**Written instruction**
Word for word, transcribe the lines below and drop the pictures.

**Supplied information**

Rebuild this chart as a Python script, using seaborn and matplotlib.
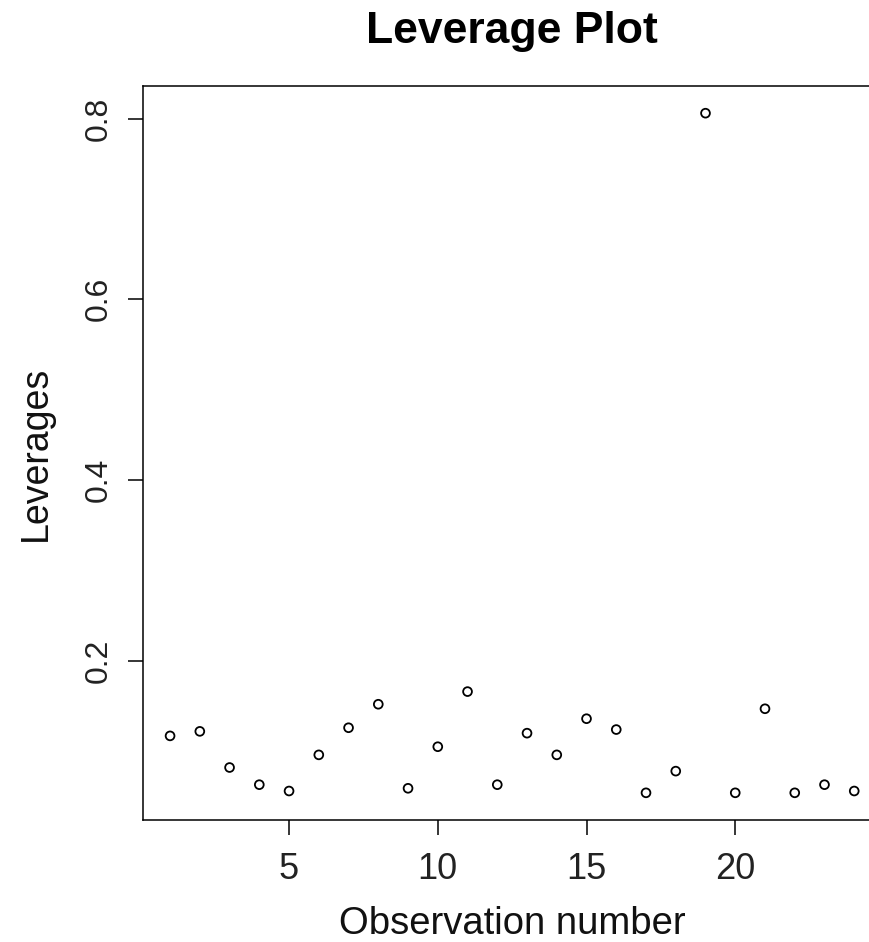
import numpy as np
import pandas as pd
import seaborn as sns
import matplotlib
matplotlib.use("Agg")
import matplotlib.pyplot as plt

# leverage values, one per observation
observation = list(range(1, 25))
leverages = [0.117, 0.122, 0.082, 0.063, 0.056, 0.096, 0.126, 0.152,
             0.059, 0.105, 0.166, 0.063, 0.120, 0.096, 0.136, 0.124,
             0.054, 0.078, 0.806, 0.054, 0.147, 0.054, 0.063, 0.056]
x_ticks = [5, 10, 15, 20]
y_ticks = [0.2, 0.4, 0.6, 0.8]

df = pd.DataFrame({"obs": observation, "lev": leverages})

sns.set_style("ticks")
plt.rcParams["font.family"] = ["Liberation Sans", "DejaVu Sans"]


def r_range(values):
    # base R pads the data range by 4% on each side
    lo, hi = min(values), max(values)
    pad = 0.04 * (hi - lo)
    return lo - pad, hi + pad


fig = plt.figure(figsize=(8.69, 9.42), dpi=100)
ax = fig.add_axes([142.7 / 869, 1 - 820 / 942, 738.9 / 869, 734 / 942])

sns.scatterplot(data=df, x="obs", y="lev", ax=ax, s=40, marker="o",
                facecolor="none", edgecolor="black", linewidth=1.3)

ax.set_xlim(*r_range(observation))
ax.set_ylim(*r_range(leverages))
ax.set_xticks(x_ticks)
ax.set_yticks(y_ticks)
ax.set_xticklabels([str(t) for t in x_ticks])
ax.set_yticklabels([f"{t:.1f}" for t in y_ticks])

for side in ["left", "right", "top", "bottom"]:
    ax.spines[side].set_visible(True)
    ax.spines[side].set_linewidth(1.1)
    ax.spines[side].set_color("black")

ax.tick_params(axis="both", direction="out", length=11, width=1.1,
               color="black", labelcolor="#222222")
ax.tick_params(axis="x", pad=12, labelsize=26)
ax.tick_params(axis="y", pad=9.5, labelsize=23, labelrotation=90)
for lab in ax.get_yticklabels():
    lab.set_verticalalignment("center")

ax.set_xlabel("Observation number", fontsize=27.5, color="#111111")
ax.set_ylabel("Leverages", fontsize=27, color="#111111")
ax.xaxis.set_label_coords(0.5, -0.117)
ax.yaxis.set_label_coords(-0.12, 0.5)

fig.text(0.589, 1 - 43 / 942, "Leverage Plot", ha="center", va="baseline",
         fontsize=32, fontweight="bold", color="black")

fig.savefig("out.png", dpi=100, facecolor="white")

**The answer**
Rebuild this chart as a Python script, using seaborn and matplotlib.
import numpy as np
import pandas as pd
import seaborn as sns
import matplotlib
matplotlib.use("Agg")
import matplotlib.pyplot as plt

# leverage values, one per observation
observation = list(range(1, 25))
leverages = [0.117, 0.122, 0.082, 0.063, 0.056, 0.096, 0.126, 0.152,
             0.059, 0.105, 0.166, 0.063, 0.120, 0.096, 0.136, 0.124,
             0.054, 0.078, 0.806, 0.054, 0.147, 0.054, 0.063, 0.056]
x_ticks = [5, 10, 15, 20]
y_ticks = [0.2, 0.4, 0.6, 0.8]

df = pd.DataFrame({"obs": observation, "lev": leverages})

sns.set_style("ticks")
plt.rcParams["font.family"] = ["Liberation Sans", "DejaVu Sans"]


def r_range(values):
    # base R pads the data range by 4% on each side
    lo, hi = min(values), max(values)
    pad = 0.04 * (hi - lo)
    return lo - pad, hi + pad


fig = plt.figure(figsize=(8.69, 9.42), dpi=100)
ax = fig.add_axes([142.7 / 869, 1 - 820 / 942, 738.9 / 869, 734 / 942])

sns.scatterplot(data=df, x="obs", y="lev", ax=ax, s=40, marker="o",
                facecolor="none", edgecolor="black", linewidth=1.3)

ax.set_xlim(*r_range(observation))
ax.set_ylim(*r_range(leverages))
ax.set_xticks(x_ticks)
ax.set_yticks(y_ticks)
ax.set_xticklabels([str(t) for t in x_ticks])
ax.set_yticklabels([f"{t:.1f}" for t in y_ticks])

for side in ["left", "right", "top", "bottom"]:
    ax.spines[side].set_visible(True)
    ax.spines[side].set_linewidth(1.1)
    ax.spines[side].set_color("black")

ax.tick_params(axis="both", direction="out", length=11, width=1.1,
               color="black", labelcolor="#222222")
ax.tick_params(axis="x", pad=12, labelsize=26)
ax.tick_params(axis="y", pad=9.5, labelsize=23, labelrotation=90)
for lab in ax.get_yticklabels():
    lab.set_verticalalignment("center")

ax.set_xlabel("Observation number", fontsize=27.5, color="#111111")
ax.set_ylabel("Leverages", fontsize=27, color="#111111")
ax.xaxis.set_label_coords(0.5, -0.117)
ax.yaxis.set_label_coords(-0.12, 0.5)

fig.text(0.589, 1 - 43 / 942, "Leverage Plot", ha="center", va="baseline",
         fontsize=32, fontweight="bold", color="black")

fig.savefig("out.png", dpi=100, facecolor="white")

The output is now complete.